Disability is an aspect of diversity that is integral to our society and to the Towson University community. Disability Support Services' (DSS) mission is to provide leadership in promoting equal access to educational opportunities to students with disabilities. DSS collaborates with students, faculty, and staff to identify and remove barriers to foster an all-inclusive campus. The office provides individual services and facilitates accommodations to students with disabilities, and offers institution-wide guidance, consultation, and training on disability-related topics.
Disability Support Services at Towson University provides accommodations and services to students with various disabilities and some temporary impairments that substantially limit one or more major life activities. The DSS staff is available to answer questions concerning accommodations and services as well as to provide information about other resources on and off campus.
DSS works with students with disabilities such as:
DSS works with students to determine and facilitate reasonable accommodations based on documentation and a personal interview. Students are encouraged to register with DSS as soon as possible after admission to the university to ensure timely provision of services. DSS encourages new students to maintain regular contact with our office, especially during their first year. This contact provides the opportunity for DSS staff to guide students and to work with them proactively to address any issues that may arise.
Accommodations in higher education enable a qualified student with a disability equal access to the university’s programs, courses, services, and activities. Providing accommodations does not compromise the essential elements of a course or program, nor do they weaken academic standards. Accommodations provide an alternative way to accomplish requirements by eliminating or reducing disability-related barriers and providing a level playing field.
Through an interactive process, DSS works closely with the student and faculty, as appropriate, to implement accommodations. Accommodations are determined on a case–by-case basis and may include priority registration, testing accommodations and use of the Testing Services Center, note-taking assistance, interpreting services, alternate formats for print materials, assistive technology, para-transit registration and internship accommodations. DSS offers short-term help with organization and study skills, disability consultation and advocacy assistance, and help with course load and selection. DSS also provides information and referral services, such as how to obtain diagnostic testing and tutoring.

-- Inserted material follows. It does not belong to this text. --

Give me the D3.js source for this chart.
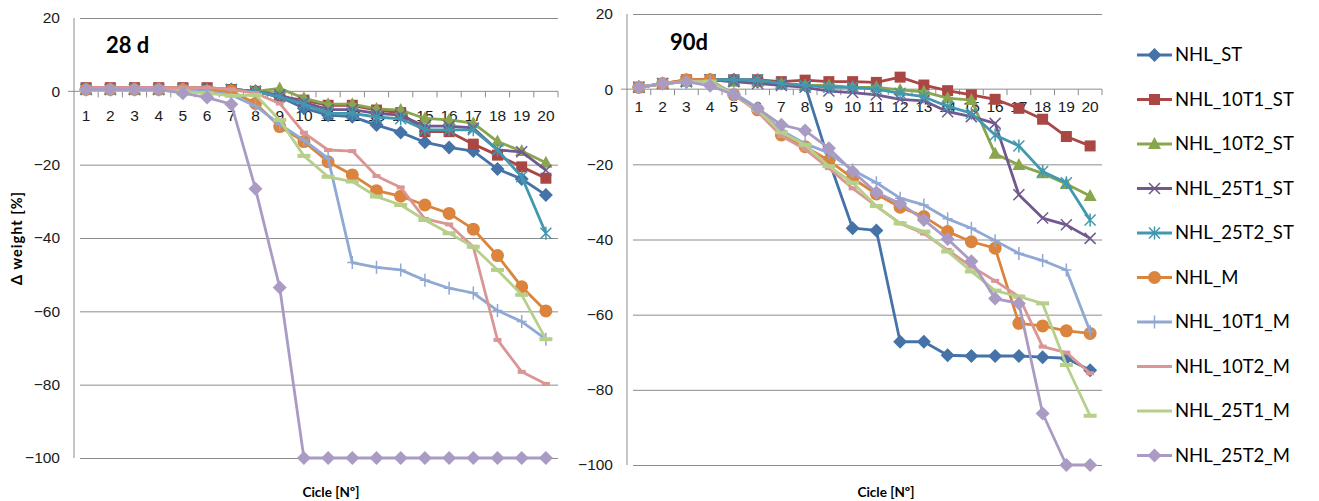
<!DOCTYPE html>
<html>
<head>
<meta charset="utf-8">
<script src="https://cdn.jsdelivr.net/npm/d3@7"></script>
<style>
  body { margin: 0; background: #fff; }
  svg { font-family: Lato, "Liberation Sans", sans-serif; }
</style>
</head>
<body>
<div id="chart"></div>
<script>
// categories
const cycles = [1, 2, 3, 4, 5, 6, 7, 8, 9, 10, 11, 12, 13, 14, 15, 16, 17, 18, 19, 20]
const yTicks = [20, 0, -20, -40, -60, -80, -100]
const seriesNames = ["NHL_ST", "NHL_10T1_ST", "NHL_10T2_ST", "NHL_25T1_ST", "NHL_25T2_ST",
    "NHL_M", "NHL_10T1_M", "NHL_10T2_M", "NHL_25T1_M", "NHL_25T2_M"]

// 28 d
const st_28 = [0.5, 0.5, 0.5, 0.5, 0.5, 0.5, 0.5, 0, -1.5, -4.6, -6.5, -6.9, -9.2, -11.2, -13.9, -15.3, -16.3, -21.2, -23.9, -28.3]
const t1st_10_28 = [1, 1, 1, 1, 1, 1, 0.5, 0, -1.5, -2.4, -3.8, -3.8, -5.1, -5.8, -11, -11, -14.4, -17.4, -20.6, -23.7]
const t2st_10_28 = [0.5, 0.5, 0.5, 0.5, 0.5, 0.5, 0.5, 0, 0.8, -1.9, -3.5, -3.5, -4.8, -5.1, -7.4, -7.8, -8.7, -13.7, -16.3, -19.5]
const t1st_25_28 = [0.5, 0.5, 0.5, 0.5, 0.5, 0.5, 0.5, 0, -1, -3, -5, -5, -6, -6.5, -9.5, -9.5, -10, -16, -16.5, -21.5]
const t2st_25_28 = [0.5, 0.5, 0.5, 0.5, 0.5, 0.5, 0.5, 0, -1.5, -3.5, -6, -6, -7, -7.5, -10.5, -10.5, -10.5, -16, -23.3, -38.7]
const m_28 = [0.5, 0.5, 0.5, 0.5, 0.5, 0, 0, -3.3, -9.6, -13.7, -19.2, -22.8, -27.1, -28.6, -31, -33.3, -37.6, -44.8, -53.3, -59.9]
const t1m_10_28 = [0.5, 0.5, 0.5, 0.5, 0.5, 0, -1, -4, -9, -13.3, -18.3, -46.7, -48, -48.7, -51.5, -53.7, -55, -59.8, -62.8, -67.6]
const t2m_10_28 = [1, 1, 1, 1, 1, 1, 0.5, -0.5, -3.3, -11.3, -16, -16.3, -23.1, -26.2, -34.8, -36.3, -42.4, -67.8, -76.5, -79.8]
const t1m_25_28 = [0.3, 0.3, 0.3, 0.3, 0, -0.5, -1.2, -1, -7.8, -17.6, -23.3, -24.6, -28.7, -31, -35.1, -38.7, -42.4, -48.7, -55.5, -67.6]
const t2m_25_28 = [0.5, 0.5, 0.5, 0.5, -0.5, -1.7, -3.5, -26.6, -53.5, -100, -100, -100, -100, -100, -100, -100, -100, -100, -100, -100]

// 90 d
const st_90 = [0.5, 1.5, 2, 2.5, 2.5, 2, 1.5, 1, -19, -37, -37.6, -67.2, -67.2, -70.8, -71, -71, -71, -71.3, -71.6, -74.8]
const t1st_10_90 = [0.5, 1.5, 2.5, 2.5, 2.5, 2.5, 2, 2.4, 2, 2, 1.8, 3.2, 1.1, -0.4, -1.5, -2.7, -5.1, -8, -12.6, -15.1]
const t2st_10_90 = [0.5, 1.5, 2, 2.5, 2, 2, 1.5, 1, 1, 0.5, 0.5, -0.2, -0.7, -2.4, -2.9, -17.2, -20.2, -22.4, -25.2, -28.4]
const t1st_25_90 = [0.5, 1.5, 2, 2.5, 2, 1.5, 1, 0.5, -0.5, -0.9, -1.5, -2.7, -3.1, -6, -7.3, -9.1, -28.1, -34.3, -36.1, -39.7]
const t2st_25_90 = [0.5, 1.5, 2, 2.5, 2.5, 2.5, 1.5, 1, 0.5, 0.5, 0, -1.1, -2, -4.6, -6.4, -12.2, -15.1, -21.9, -24.9, -34.8]
const m_90 = [0.5, 1.5, 2.5, 2.5, -1.5, -5.5, -12.2, -15.3, -19, -23.7, -27.9, -31.4, -33.9, -37.9, -40.6, -42.3, -62.3, -63, -64.3, -65]
const t1m_10_90 = [0.5, 1.5, 2, 2, -1, -5, -11, -14.5, -17, -21.5, -24.9, -29, -30.8, -34.5, -37, -40.3, -43.7, -45.6, -48.1, -64.5]
const t2m_10_90 = [0.5, 1.5, 2, 2, -1.5, -6, -12.5, -16, -21, -26.4, -31.1, -35.7, -38.4, -42.8, -47.2, -51, -55.2, -68.5, -70.1, -75.6]
const t1m_25_90 = [0.5, 1.5, 2, 2, -1.5, -5.5, -11.5, -14.8, -20.5, -24.9, -31.1, -35.7, -37.9, -43.2, -48.5, -53.6, -55.2, -57, -73.4, -86.9]
const t2m_25_90 = [0.5, 1.5, 2, 0.9, -1.5, -5.1, -9.5, -11, -15.7, -21.9, -27.5, -30.4, -34.8, -39.9, -45.8, -55.7, -57, -86.3, -100, -100]

const data28 = [st_28, t1st_10_28, t2st_10_28, t1st_25_28, t2st_25_28, m_28, t1m_10_28, t2m_10_28, t1m_25_28, t2m_25_28]
const data90 = [st_90, t1st_10_90, t2st_10_90, t1st_25_90, t2st_25_90, m_90, t1m_10_90, t2m_10_90, t1m_25_90, t2m_25_90]

// styles
const colors = ["#4572a7", "#aa4643", "#89a54e", "#71588f", "#4198af",
    "#db843d", "#8fa8d4", "#d99694", "#b6cf8a", "#a99bc4"]
const markers = ["diamond", "square", "triangle", "x", "star", "circle", "plus", "dash", "longdash", "diamond"]

function drawMarker(g, type, color) {
    if (type == "diamond") {
        g.append("path").attr("d", "M0,-7L7,0L0,7L-7,0Z").attr("fill", color)
    } else if (type == "square") {
        g.append("rect").attr("x", -5.5).attr("y", -5.5).attr("width", 11).attr("height", 11).attr("fill", color)
    } else if (type == "triangle") {
        g.append("path").attr("d", "M0,-7L6.5,5L-6.5,5Z").attr("fill", color)
    } else if (type == "circle") {
        g.append("circle").attr("r", 6.5).attr("fill", color)
    } else if (type == "x") {
        g.append("path").attr("d", "M-5.5,-5.5L5.5,5.5M-5.5,5.5L5.5,-5.5")
            .attr("stroke", color).attr("stroke-width", 1.5)
    } else if (type == "star") {
        g.append("path").attr("d", "M-5.5,-5.5L5.5,5.5M-5.5,5.5L5.5,-5.5M0,-6.5L0,6.5")
            .attr("stroke", color).attr("stroke-width", 1.5)
    } else if (type == "plus") {
        g.append("path").attr("d", "M0,-6.5L0,6.5M-5,0L5,0")
            .attr("stroke", color).attr("stroke-width", 1.5)
    } else if (type == "dash") {
        g.append("rect").attr("x", -4).attr("y", -2).attr("width", 8).attr("height", 4).attr("fill", color)
    } else if (type == "longdash") {
        g.append("rect").attr("x", -6.5).attr("y", -2).attr("width", 13).attr("height", 4).attr("fill", color)
    }
}

function drawChart() {

  //Draw Canvas
    const svg = d3.select("#chart")
        .append("svg")
            .attr("width", 1319)
            .attr("height", 501)

    const panels = [
        { title: "28 d", data: data28, left: 74, right: 558, top: 18, bottom: 458,
          titleX: 106, titleY: 53, labelGap: 27, axisTitleX: 331 },
        { title: "90d", data: data90, left: 627, right: 1102, top: 14, bottom: 465,
          titleX: 670, titleY: 50, labelGap: 20, axisTitleX: 886 },
    ]

    panels.forEach(p => {
        const xScale = d3.scaleBand()
            .domain(cycles)
            .range([p.left, p.right])
        const yScale = d3.scaleLinear()
            .domain([-100, 20])
            .range([p.bottom, p.top])

        const g = svg.append("g")

      //Gridlines and y axis
        const yAxis = g.append("g")
            .attr("transform", `translate(${p.left},0)`)
            .call(d3.axisLeft(yScale)
                .tickValues(yTicks)
                .tickSize(-(p.right - p.left))
                .tickPadding(14))
        yAxis.select(".domain").remove()
        yAxis.selectAll(".tick line")
            .attr("stroke", "#8c8c8c")
            .attr("x1", 6)
            .attr("stroke-width", 1)
        yAxis.selectAll(".tick").filter(d => d == 0).select("line").remove()
        yAxis.selectAll(".tick text")
            .attr("fill", "#1a1a1a")
            .style("font-size", "15.5px")

        g.append("line")
            .attr("x1", p.left).attr("x2", p.left)
            .attr("y1", p.top).attr("y2", p.bottom)
            .attr("stroke", "#8c8c8c")

      //X axis at zero
        const xAxis = g.append("g")
            .attr("transform", `translate(0,${yScale(0)})`)
            .call(d3.axisBottom(xScale).tickSize(0).tickPadding(p.labelGap - 8))
        xAxis.select(".domain")
            .attr("stroke", "#8c8c8c")
            .attr("d", `M${p.left - 6},0H${p.right}`)
        xAxis.selectAll(".tick text")
            .attr("fill", "#1a1a1a")
            .style("font-size", "15.5px")
        g.append("g")
            .selectAll("line")
            .data(cycles)
            .join("line")
                .attr("x1", d => xScale(d) + xScale.bandwidth())
                .attr("x2", d => xScale(d) + xScale.bandwidth())
                .attr("y1", yScale(0))
                .attr("y2", yScale(0) + 6)
                .attr("stroke", "#8c8c8c")

      //Draw Data
        const line = d3.line()
            .x((d, i) => xScale(cycles[i]) + xScale.bandwidth() / 2)
            .y(d => yScale(d))

        p.data.forEach((values, s) => {
            g.append("path")
                .datum(values)
                .attr("d", line)
                .attr("fill", "none")
                .attr("stroke", colors[s])
                .attr("stroke-width", 2.8)
                .attr("stroke-linejoin", "round")
            values.forEach((v, i) => {
                const m = g.append("g")
                    .attr("transform", `translate(${xScale(cycles[i]) + xScale.bandwidth() / 2},${yScale(v)})`)
                drawMarker(m, markers[s], colors[s])
            })
        })

      //Labels
        g.append("text")
            .attr("x", p.titleX)
            .attr("y", p.titleY)
            .attr("font-weight", 700)
            .style("font-size", "22px")
            .attr("fill", "#000")
            .text(p.title)

        g.append("text")
            .attr("x", p.axisTitleX)
            .attr("y", 497)
            .attr("text-anchor", "middle")
            .attr("font-weight", 700)
            .style("font-size", "13.5px")
            .attr("fill", "#000")
            .text("Cicle [Nº]")
    })

    svg.append("text")
        .attr("transform", "translate(22,238) rotate(-90)")
        .attr("text-anchor", "middle")
        .attr("font-weight", 700)
        .style("font-size", "14.5px")
        .style("letter-spacing", "1px")
        .attr("fill", "#000")
        .text("Δ weight [%]")

  //Legend
    const legend = svg.append("g")
    seriesNames.forEach((name, s) => {
        const y = 55 + 44.5 * s
        legend.append("line")
            .attr("x1", 1137).attr("x2", 1172)
            .attr("y1", y).attr("y2", y)
            .attr("stroke", colors[s])
            .attr("stroke-width", 2.8)
        if (markers[s] != "dash" && markers[s] != "longdash") {
            const m = legend.append("g").attr("transform", `translate(1154.5,${y})`)
            drawMarker(m, markers[s], colors[s])
        }
        legend.append("text")
            .attr("x", 1175)
            .attr("y", y)
            .attr("dy", "0.35em")
            .style("font-size", "18.5px")
            .attr("fill", "#000")
            .text(name)
    })
}

drawChart()
</script>
</body>
</html>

In reviewing the accommodation requested by the student or recommended by an evaluator, DSS may need to consult with faculty and/or may find that the accommodation is not appropriate given the requirements of a course or program. DSS may propose an alternative accommodation that would be appropriate for the student, but which neither the student nor evaluator has requested.
Eligibility for accommodations is established through a variety of information sources, including the student’s self-report, observation and interaction with the student, previous accommodations received and the particular accommodations requested, the unique characteristics of a course or program, as well as documentation from external sources, such as psychologists, educational professionals and health care providers.

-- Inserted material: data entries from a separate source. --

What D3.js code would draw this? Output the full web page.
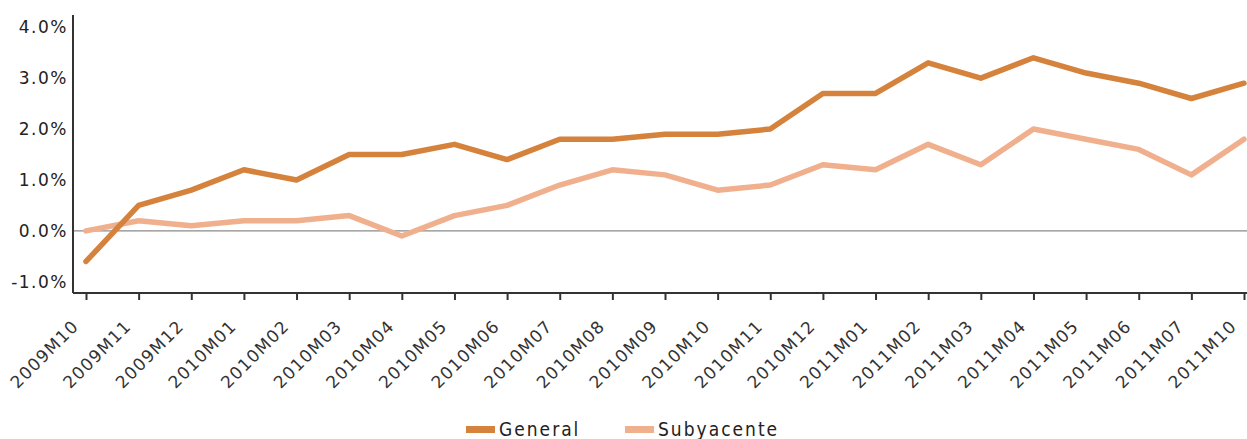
<!DOCTYPE html>
<html><head><meta charset="utf-8">
<script src="https://cdn.jsdelivr.net/npm/d3@7"></script>
<style>body{margin:0;background:#fff}svg{display:block}</style>
</head><body>
<svg id="c" width="1247" height="439"></svg>
<script>
const categories = ["2009M10","2009M11","2009M12","2010M01","2010M02","2010M03","2010M04","2010M05","2010M06","2010M07","2010M08","2010M09","2010M10","2010M11","2010M12","2011M01","2011M02","2011M03","2011M04","2011M05","2011M06","2011M07","2011M10"];
const general = [-0.6,0.5,0.8,1.2,1.0,1.5,1.5,1.7,1.4,1.8,1.8,1.9,1.9,2.0,2.7,2.7,3.3,3.0,3.4,3.1,2.9,2.6,2.9];
const subyacente = [0.0,0.2,0.1,0.2,0.2,0.3,-0.1,0.3,0.5,0.9,1.2,1.1,0.8,0.9,1.3,1.2,1.7,1.3,2.0,1.8,1.6,1.1,1.8];
const yTicks = [-1,0,1,2,3,4];
const seriesNames = ["General","Subyacente"];
const colors = ["#d4823c","#f0b08e"];

const svg = d3.select("#c");
const x = d3.scalePoint().domain(categories).range([86,1244]);
const y = d3.scaleLinear().domain([-1.22,4.24]).range([293,15]);

// zero line
svg.append("line").attr("x1",73).attr("x2",1247).attr("y1",y(0)).attr("y2",y(0))
  .attr("stroke","#8a8a8a").attr("stroke-width",1.2);

const line = d3.line().x((d,i)=>x(categories[i])).y(d=>y(d));
[[subyacente,1],[general,0]].forEach(([s,idx])=>{
  svg.append("path").datum(s).attr("d",line).attr("fill","none")
    .attr("stroke",colors[idx]).attr("stroke-width",5.5)
    .attr("stroke-linejoin","round").attr("stroke-linecap","round");
});

// y axis
const yAxis = svg.append("g").attr("transform","translate(73,0)")
  .call(d3.axisLeft(y).tickValues(yTicks).tickSize(0).tickPadding(5).tickFormat(d=>d.toFixed(1)+"%"));
yAxis.select(".domain").attr("d","M0,15V293").attr("stroke","#333").attr("stroke-width",2);
yAxis.selectAll("text").attr("font-family","DejaVu Sans").attr("font-size",17).attr("fill","#222").attr("letter-spacing",1.5);

// x axis
const xAxis = svg.append("g").attr("transform","translate(0,293)")
  .call(d3.axisBottom(x).tickSize(7).tickPadding(4));
xAxis.select(".domain").attr("d","M73,0H1247").attr("stroke","#333").attr("stroke-width",2);
xAxis.selectAll(".tick line").attr("stroke","#333").attr("stroke-width",2);
xAxis.selectAll("text").attr("font-family","DejaVu Sans").attr("font-size",17).attr("fill","#333")
  .attr("letter-spacing",1.2)
  .attr("text-anchor","end").attr("x",0).attr("y",0).attr("dy","0.35em")
  .attr("transform","translate(-11,30) rotate(-45)");

// legend
const leg = svg.append("g");
const legX = [466,625];
seriesNames.forEach((n,i)=>{
  leg.append("rect").attr("x",legX[i]).attr("y",426).attr("width",29).attr("height",7).attr("fill",colors[i]);
  leg.append("text").attr("x",legX[i]+33).attr("y",436).text(n)
    .attr("font-family","DejaVu Sans Condensed, DejaVu Sans").attr("font-size",19).attr("letter-spacing",2).attr("fill","#222");
});
</script>
</body></html>
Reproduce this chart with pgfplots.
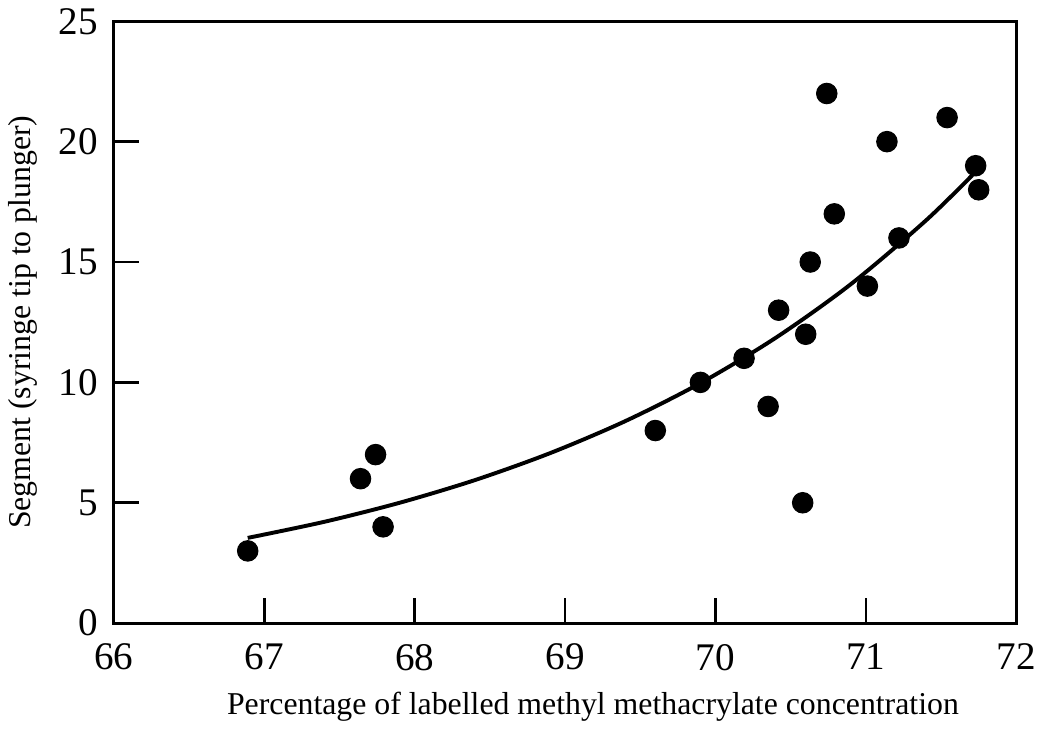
\documentclass[border=0pt]{standalone}
\usepackage{fontspec}
\setmainfont{Liberation Serif}
\usepackage{pgfplots}
\pgfplotsset{compat=1.18}

\begin{document}
\begin{tikzpicture}
\begin{axis}[
    width=12.97cm, height=8.65cm,
    scale only axis,
    xmin=66, xmax=72, ymin=0, ymax=25,
    xtick={66,67,...,72},
    ytick={0,5,...,25},
    tick align=inside,
    xtick pos=bottom, ytick pos=left,
    major tick length=0.36cm,
    axis line style={line width=1.2pt},
    every tick/.style={line width=1.1pt, black},
    tick label style={font=\fontsize{16}{18}\selectfont},
    xticklabel style={yshift=-5pt},
    yticklabel style={xshift=-3pt},
    /pgf/number format/assume math mode=true,
    label style={font=\fontsize{13}{15}\selectfont},
    xlabel={Percentage of labelled methyl methacrylate concentration},
    ylabel={Segment (syringe tip to plunger)},
    xlabel style={yshift=-2pt, xshift=0.4cm},
    ylabel style={yshift=2pt},
    clip=false]
  % fitted curve
  \addplot[black, line width=1.6pt, smooth, no marks] coordinates {
    (66.89,3.54) (67.4,4.21) (67.9,5.00) (68.4,5.94) (68.9,7.06)
    (69.4,8.39) (69.9,9.97) (70.4,11.85) (70.9,14.08) (71.4,16.73) (71.73,18.75)
  };
  % measurements
  \addplot[only marks, mark=*, mark size=4.2pt, black] coordinates {
    (66.89,3) (67.64,6) (67.74,7) (67.79,4) (69.60,8) (69.90,10)
    (70.19,11) (70.35,9) (70.42,13) (70.58,5) (70.60,12) (70.63,15)
    (70.74,22) (70.79,17) (71.01,14) (71.14,20) (71.22,16) (71.54,21)
    (71.73,19) (71.75,18)
  };
\end{axis}
\end{tikzpicture}
\end{document}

A DSS study compared the difference in first semester GPAs between freshmen who used accommodations and freshmen who did not. The difference was significant. The average GPA of DSS students using accommodations was a 3.05 (B grade), as compared to a 2.50 (C+ grade) for DSS students not using accommodations.
A recent DSS study comparing transfer students who attended the DSS Transfer Orientation Program with transfer students who did not attend showed that attending students had an average GPA of 3.03 (B grade) as compared to a 2.78 grade (C+) for non-attending students.